Flavio Favelli’s La Cupola (2013) is designed to remind one of the dome of the basilica of St. Peter’s in Rome, an architectural reference also known from its use in secular contexts, such as outdoor pavilions. This is rendered in a fairly large scale in sheet metal, wood and glass, and filling one side of the airy hall in which it is shown. It is so familiar that it almost does not invite examination, especially as seen paired with Marcello Maloberti’s La voglia matta (the craving), 2013. In this piece, atop a marble monolith at center, four young people in everyday clothing solemnly raise and lower beach towels with a gaudy sunset printed on them. They also display the towel’s reverse, covered in a shimmering silver. Around them a few dozen other young people, also casually dressed, hold up peculiar one-legged tables, to which they are connected by studded black belts. They are apparently allowed to take breaks, as a few of the tables lie on the ground. Some of the tables are mirrored, and some have melons on top of them. Many are also mounted with simple, geometric wooden sculptural forms. The performers are quiet: staring, sometimes yawning, sometimes revealing the physical strain of turning humans into living sculpture.

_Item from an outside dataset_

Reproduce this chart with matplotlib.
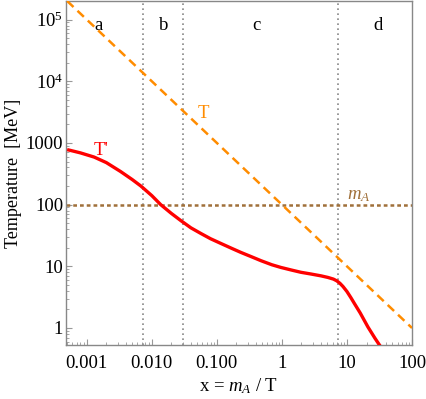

The following room is marked by the pairing of sound and silence. Neither is in fact silent. In Massimo Bartolini’s Due (2013), a bronze casting of rubble atop an existing ramp, designed by Franco Purini, visitors are invited to climb the uneven path; they giggle and slip on the rocky pavement. Next door, definitely the louder of the two, Francesca Grilli’s Fe2O3, Ossido ferrica (2013) consists of a large slab of iron on which water drips from the ceiling. The pace of the drip can be determined by a performer, who sings into a microphone, suspended from the ceiling; her voice triggers an increase in the rapidity of the flow. A reddish-orange stain appears on the iron slab as it decays, almost suggestively figurative. The rust glistens, alive.
The show’s pairings create a fruitful symbiosis, a theater for thought, or, as Pietromarchi says in his curatorial essay, art in which “landscape becomes the stage, historic performance, opera theater and well-known imaginary history.”